How to queue new jobs when running Spark on DataProc


How is it possible to submit several jobs to Google Dataproc (PySpark) and queue the jobs which do not fit on the current executors?

Only submitting jobs does not work for queueing, here the output for any following job:

 $ gcloud dataproc jobs submit pyspark myjob.py
 ...
 WARN  Utils:70 - Service 'SparkUI' could not bind on port 4040. Attempting port 4041

YARN should take a "queue" parameter for this purpose. However, I cannot find any documentation about using it with dataproc...?


Solution

  • In your case you probably want to just ignore that warning; it's actually just a harmless warning, and your driver is indeed getting properly queued up on that same cluster; ports are simply bound to successive port numbers starting at 4040 when multiple drivers are running on the same host (the dataproc master). Note that this does not mean the later submission actively waits for the first to finish; the job submission tries to run as much concurrently as there are resources for. In Dataproc, if you submit, say, 100 jobs, you should see something like 10 of them (varies depending on machine sizes, cluster sizes, etc) immediately get queued up in YARN, and several (or all) of them will successfully get enough YARN containers to begin running while others remain PENDING in YARN. As they complete, Dataproc will then incrementally submit those remaining 90 jobs to YARN as resources become available.

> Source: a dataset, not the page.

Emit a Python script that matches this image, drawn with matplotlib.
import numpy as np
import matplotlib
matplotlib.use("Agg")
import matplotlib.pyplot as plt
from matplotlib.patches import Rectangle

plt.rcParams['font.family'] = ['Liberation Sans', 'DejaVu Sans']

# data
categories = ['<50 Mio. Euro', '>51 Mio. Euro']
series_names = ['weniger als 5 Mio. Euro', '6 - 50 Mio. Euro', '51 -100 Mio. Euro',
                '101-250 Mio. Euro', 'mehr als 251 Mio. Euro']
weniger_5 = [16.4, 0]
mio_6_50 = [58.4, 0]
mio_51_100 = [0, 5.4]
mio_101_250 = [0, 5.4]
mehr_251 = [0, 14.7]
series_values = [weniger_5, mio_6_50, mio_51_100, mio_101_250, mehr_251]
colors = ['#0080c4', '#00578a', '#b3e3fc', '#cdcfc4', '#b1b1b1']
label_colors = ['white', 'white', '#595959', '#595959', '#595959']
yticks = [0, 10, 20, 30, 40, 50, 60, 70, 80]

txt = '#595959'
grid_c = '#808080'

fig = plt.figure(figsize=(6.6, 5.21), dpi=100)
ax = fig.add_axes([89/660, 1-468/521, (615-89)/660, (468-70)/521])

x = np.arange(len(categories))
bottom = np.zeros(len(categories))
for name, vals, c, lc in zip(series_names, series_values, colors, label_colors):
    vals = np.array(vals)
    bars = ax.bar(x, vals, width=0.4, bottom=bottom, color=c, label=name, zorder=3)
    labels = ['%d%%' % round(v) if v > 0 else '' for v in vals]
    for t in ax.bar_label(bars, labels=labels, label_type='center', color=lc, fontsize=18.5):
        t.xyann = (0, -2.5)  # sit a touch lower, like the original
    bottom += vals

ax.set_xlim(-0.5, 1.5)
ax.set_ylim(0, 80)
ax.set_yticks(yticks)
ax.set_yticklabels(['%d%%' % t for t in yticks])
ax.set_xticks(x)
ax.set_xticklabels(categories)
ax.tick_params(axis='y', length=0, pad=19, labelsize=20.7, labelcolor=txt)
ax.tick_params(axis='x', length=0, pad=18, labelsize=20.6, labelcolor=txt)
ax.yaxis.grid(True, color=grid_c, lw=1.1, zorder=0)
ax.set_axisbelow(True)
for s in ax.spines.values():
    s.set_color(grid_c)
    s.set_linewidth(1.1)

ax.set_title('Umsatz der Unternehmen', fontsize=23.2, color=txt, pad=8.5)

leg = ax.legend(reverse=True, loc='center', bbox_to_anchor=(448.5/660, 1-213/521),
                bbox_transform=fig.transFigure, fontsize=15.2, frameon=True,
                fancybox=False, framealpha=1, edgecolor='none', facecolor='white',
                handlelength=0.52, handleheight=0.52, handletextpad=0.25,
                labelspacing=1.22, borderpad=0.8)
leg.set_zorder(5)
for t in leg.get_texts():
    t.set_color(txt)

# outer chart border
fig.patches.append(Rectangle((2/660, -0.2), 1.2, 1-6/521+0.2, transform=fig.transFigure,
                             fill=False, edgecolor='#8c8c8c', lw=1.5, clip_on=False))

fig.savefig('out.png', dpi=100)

    At the moment there's no specialty support for YARN queues, though it's supported if you want to customize your YARN queues at cluster-creation time using:

    gcloud dataproc clusters create --properties \
        ^;^yarn:yarn.scheduler.capacity.root.queues=foo,bar,default;spark:other.config=baz
    

    (replacing the gcloud delimiter with ; to pass through the comma-separated list) and/or additional yarn-site.xml configs as outlined in tutorials like this one, and then you specify the queue with:

    gcloud dataproc jobs submit spark --properties spark.yarn.queue=foo
    

    though that won't change what you see about the port 4040 warning. This is because the default setting is to use yarn-client mode for Spark, meaning the driver program runs on the master node, and driver submission is not subject to YARN queuing.

    You can use yarn-cluster mode as follows:

    gcloud dataproc jobs submit spark --properties \
        spark.master=yarn-cluster,spark.yarn.queue=foo
    

    Then it'll use the foo yarn-queue if you've defined it, as well as using yarn-cluster mode so that the driver program runs in a YARN container. In this case you'd no longer hit any port 4040 warnings, but in yarn-cluster mode you also don't get to see the stdout/stderr of your driver program in the Dataproc UI anymore.